Myopic Urges
The recent sharp correction in markets has clearly surprised a lot of investors. No doubt this is partly due to the standard myopia people seem to exhibit as soon as the last crash is out of sight, but it also seems to be connected to the fact that the seemingly inexorable rise in share prices and the continuing low-interest rates on deposits has tempted new people into stocks. Faced, for the first time, with nasty losses they’re casting about for some kind of strategy to deal with the situation.
In truth, if you need to find a strategy after markets have started falling it’s too late. For most of us, the only sensible approach is to only buy things we’re comfortable holding through any kind of downturn and to then do nothing when volatility strikes. But even experienced investors face the urge to do something – anything – in the face of mounting losses. This is action bias, in action.
What |Goes Up …
Corrections – 10% market falls – are not uncommon. The S&P500 suffered, on average a 10% fall about once every 3 years or so from 1926 up to 2015. This is not a rare event, and the idea that the average investor can somehow time their way around these occurrences is a nonsense. Frankly, most professionals will call a significant number of these wrong, and the only people who will call them correctly 100% of the time are the people who are bearish 100% of the time.

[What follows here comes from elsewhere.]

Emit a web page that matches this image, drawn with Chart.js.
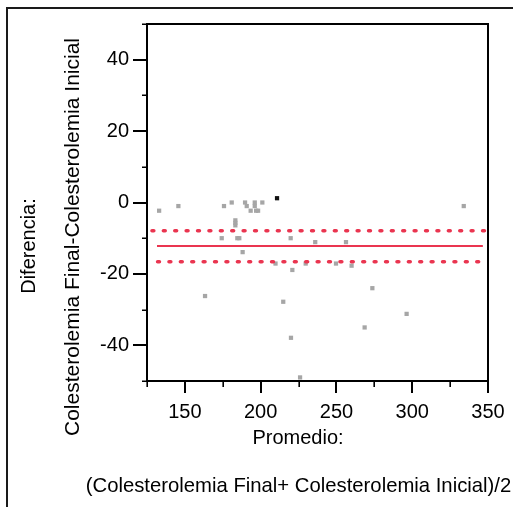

Despite this people will tend to be caught by surprise by these kinds of falls. This is particularly true after long periods of low volatility, where they become lax about their buying criteria. If all share prices ever do is go up it’s easy to be lulled into forgetting that you’re just on the level section of the rollercoaster. Share price falls cause psychological pain and anxiety, the flight or fight reflex encourages people into action and, all too often, when investors don’t know what to do they take refuge in herding and appeals to probably false authority. As so often, behavior that was perfectly adapted to a life in pre-industrial times is perfectly wrong in the stock market.